The Clergy seem uncertain about their role. They are often locked in romance with those in power yet power creates conditions that prevent their flock from living out the promise of being co-creators with God, man overcoming his environment, and building a better society. I have struggled with the responsibility of religious leaders on the subject of wealth, poverty and human destiny, a subject often discussed by Michael Novak, philosophically confronted in Doug Bandow’s volume on the subject.
The failure of our religious leaders to strongly affirm the living of a unity of life such that the Tuesday man at the boardroom is same as the hugging usher on Sunday is reflected in why power ridicules truth in Nigeria. Concern about the faithful and dignity of the human person so often crushed by the conduct of leaders that are not accountable to the people should rouse religious leaders to active pursuit of a more just social order.
How did we all come to act with little care for that which we have in common and share? From theories on the curse of oil to leadership recruitment and succession errors, rationalisations have been offered. The real question is, are we willing to salvage this sinking ship in the interest of a generation whose interest we have unfairly mortgaged. If Soyinka’s is a wasted generation and mine is a hapless generation, can we then sacrifice so our grandchildren may have the redeemed generation?

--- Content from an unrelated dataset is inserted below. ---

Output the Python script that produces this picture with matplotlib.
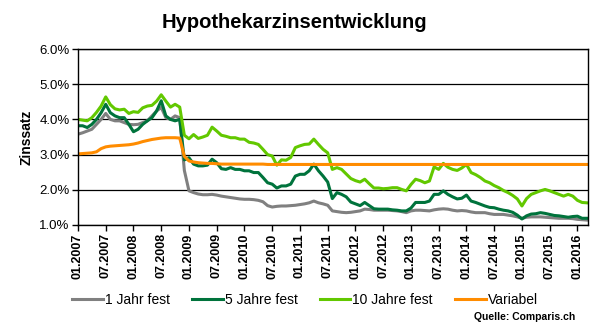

The pathway to restoring the dignity of man for Nigeria is for Nigerians to get together and talk in candour. First, we have to talk about what went wrong and then about how to construct a modus vivendi just to all. How do we form civil servants so they do not steal money they do not need leaving pensioners to die uncared for because of their greed? The only reasonable way forward is talk.  And talk we must if we must all move forward as a nation.